---------- Material shown

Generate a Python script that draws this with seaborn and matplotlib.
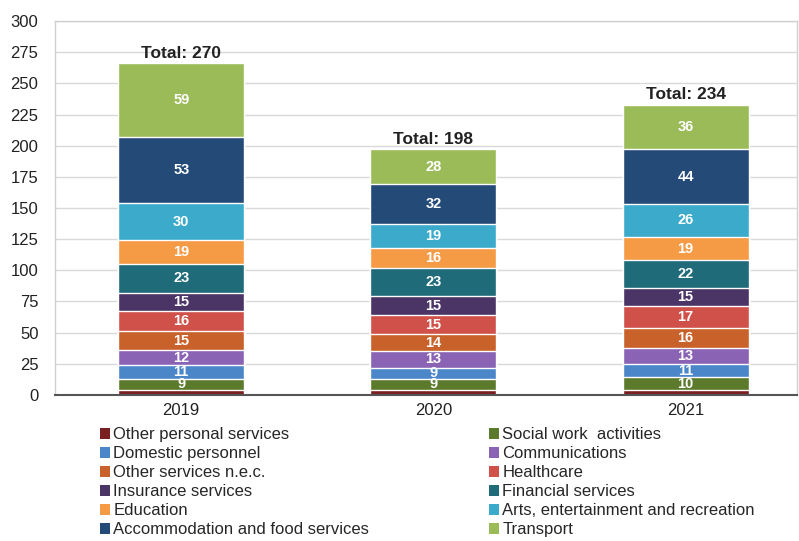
import seaborn as sns
import matplotlib.pyplot as plt
import numpy as np
import pandas as pd
from matplotlib.patches import Patch

# Data (bottom to top of the stack)
years = ['2019', '2020', '2021']
sectors = ['Other personal services', 'Social work  activities', 'Domestic personnel',
           'Communications', 'Other services n.e.c.', 'Healthcare', 'Insurance services',
           'Financial services', 'Education', 'Arts, entertainment and recreation',
           'Accommodation and food services', 'Transport']
other_personal = [4, 4, 4]
social_work = [9, 9, 10]
domestic = [11, 9, 11]
communications = [12, 13, 13]
other_services = [15, 14, 16]
healthcare = [16, 15, 17]
insurance = [15, 15, 15]
financial = [23, 23, 22]
education = [19, 16, 19]
arts = [30, 19, 26]
accommodation = [53, 32, 44]
transport = [59, 28, 36]
totals = [270, 198, 234]

colors = ['#7a1f22', '#5b7a2b', '#4a86c8', '#8a63b5', '#c8612a', '#d0504a',
          '#4b3466', '#1f6b7a', '#f59a45', '#3baacb', '#244b78', '#9bbb59']


def main():
    values = [other_personal, social_work, domestic, communications, other_services,
              healthcare, insurance, financial, education, arts, accommodation, transport]
    df = pd.DataFrame(values, index=sectors, columns=years)
    cum = df.cumsum()

    sns.set_theme(style='white')
    plt.rcParams['font.family'] = ['Liberation Sans', 'DejaVu Sans']

    fig = plt.figure(figsize=(7.99, 5.41), dpi=100)
    ax = fig.add_axes([0.069, 0.270, 0.928, 0.691])

    # draw cumulative bars from top layer down so lower layers cover them
    for i in range(len(sectors) - 1, -1, -1):
        sns.barplot(x=years, y=cum.iloc[i].values, color=colors[i], width=0.5,
                    saturation=1, ax=ax, zorder=2)

    # segment labels
    for j, yr in enumerate(years):
        for i, s in enumerate(sectors):
            if i == 0:
                continue
            v = df.loc[s, yr]
            mid = cum.iloc[i][yr] - v / 2
            ax.text(j, mid, str(v), ha='center', va='center', color='white',
                    fontsize=10.5, fontweight='bold', zorder=5)
        ax.text(j, cum.iloc[-1][yr] + 2, f'Total: {totals[j]}', ha='center', va='bottom',
                color='#222222', fontsize=12.5, fontweight='bold', zorder=5)

    ax.set_ylim(0, 300)
    ax.set_xlim(-0.5, 2.44)
    ax.set_yticks(np.arange(0, 301, 25))
    ax.yaxis.grid(True, color='#d9d9d9', linewidth=1, zorder=0)
    ax.set_axisbelow(True)
    ax.tick_params(axis='both', length=0, labelsize=12, colors='#222222')
    ax.tick_params(axis='y', pad=12)
    ax.tick_params(axis='x', pad=6)
    ax.set_xlabel('')
    ax.set_ylabel('')
    for side in ['top', 'left', 'right']:
        ax.spines[side].set_color('#d0d0d0')
        ax.spines[side].set_linewidth(1)
    ax.spines['bottom'].set_color('#555555')
    ax.spines['bottom'].set_linewidth(1.5)

    # legend: row-major order in two columns
    order = [0, 2, 4, 6, 8, 10, 1, 3, 5, 7, 9, 11]
    handles = [Patch(facecolor=colors[k], edgecolor='none') for k in order]
    labels = [sectors[k] for k in order]
    fig.legend(handles, labels, ncol=2, loc='upper left', bbox_to_anchor=(0.125, 0.210),
               frameon=False, fontsize=12, handlelength=0.6, handleheight=0.6,
               handletextpad=0.2, labelspacing=0.24, columnspacing=7.2,
               borderaxespad=0, borderpad=0)

    fig.savefig('out.png', dpi=100)


if __name__ == "__main__":
    main()
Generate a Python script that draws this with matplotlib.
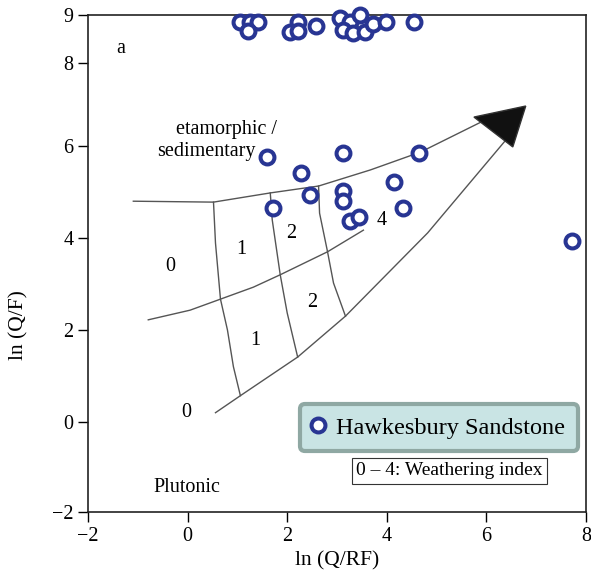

--------------------

▶ What you have to do:
Please repeat the entries exactly. Do not include the pictures.

▶ Solved exercise:
Generate a Python script that draws this with seaborn and matplotlib.
import seaborn as sns
import matplotlib.pyplot as plt
import numpy as np
import pandas as pd
from matplotlib.patches import Patch

# Data (bottom to top of the stack)
years = ['2019', '2020', '2021']
sectors = ['Other personal services', 'Social work  activities', 'Domestic personnel',
           'Communications', 'Other services n.e.c.', 'Healthcare', 'Insurance services',
           'Financial services', 'Education', 'Arts, entertainment and recreation',
           'Accommodation and food services', 'Transport']
other_personal = [4, 4, 4]
social_work = [9, 9, 10]
domestic = [11, 9, 11]
communications = [12, 13, 13]
other_services = [15, 14, 16]
healthcare = [16, 15, 17]
insurance = [15, 15, 15]
financial = [23, 23, 22]
education = [19, 16, 19]
arts = [30, 19, 26]
accommodation = [53, 32, 44]
transport = [59, 28, 36]
totals = [270, 198, 234]

colors = ['#7a1f22', '#5b7a2b', '#4a86c8', '#8a63b5', '#c8612a', '#d0504a',
          '#4b3466', '#1f6b7a', '#f59a45', '#3baacb', '#244b78', '#9bbb59']


def main():
    values = [other_personal, social_work, domestic, communications, other_services,
              healthcare, insurance, financial, education, arts, accommodation, transport]
    df = pd.DataFrame(values, index=sectors, columns=years)
    cum = df.cumsum()

    sns.set_theme(style='white')
    plt.rcParams['font.family'] = ['Liberation Sans', 'DejaVu Sans']

    fig = plt.figure(figsize=(7.99, 5.41), dpi=100)
    ax = fig.add_axes([0.069, 0.270, 0.928, 0.691])

    # draw cumulative bars from top layer down so lower layers cover them
    for i in range(len(sectors) - 1, -1, -1):
        sns.barplot(x=years, y=cum.iloc[i].values, color=colors[i], width=0.5,
                    saturation=1, ax=ax, zorder=2)

    # segment labels
    for j, yr in enumerate(years):
        for i, s in enumerate(sectors):
            if i == 0:
                continue
            v = df.loc[s, yr]
            mid = cum.iloc[i][yr] - v / 2
            ax.text(j, mid, str(v), ha='center', va='center', color='white',
                    fontsize=10.5, fontweight='bold', zorder=5)
        ax.text(j, cum.iloc[-1][yr] + 2, f'Total: {totals[j]}', ha='center', va='bottom',
                color='#222222', fontsize=12.5, fontweight='bold', zorder=5)

    ax.set_ylim(0, 300)
    ax.set_xlim(-0.5, 2.44)
    ax.set_yticks(np.arange(0, 301, 25))
    ax.yaxis.grid(True, color='#d9d9d9', linewidth=1, zorder=0)
    ax.set_axisbelow(True)
    ax.tick_params(axis='both', length=0, labelsize=12, colors='#222222')
    ax.tick_params(axis='y', pad=12)
    ax.tick_params(axis='x', pad=6)
    ax.set_xlabel('')
    ax.set_ylabel('')
    for side in ['top', 'left', 'right']:
        ax.spines[side].set_color('#d0d0d0')
        ax.spines[side].set_linewidth(1)
    ax.spines['bottom'].set_color('#555555')
    ax.spines['bottom'].set_linewidth(1.5)

    # legend: row-major order in two columns
    order = [0, 2, 4, 6, 8, 10, 1, 3, 5, 7, 9, 11]
    handles = [Patch(facecolor=colors[k], edgecolor='none') for k in order]
    labels = [sectors[k] for k in order]
    fig.legend(handles, labels, ncol=2, loc='upper left', bbox_to_anchor=(0.125, 0.210),
               frameon=False, fontsize=12, handlelength=0.6, handleheight=0.6,
               handletextpad=0.2, labelspacing=0.24, columnspacing=7.2,
               borderaxespad=0, borderpad=0)

    fig.savefig('out.png', dpi=100)


if __name__ == "__main__":
    main()
Generate a Python script that draws this with matplotlib.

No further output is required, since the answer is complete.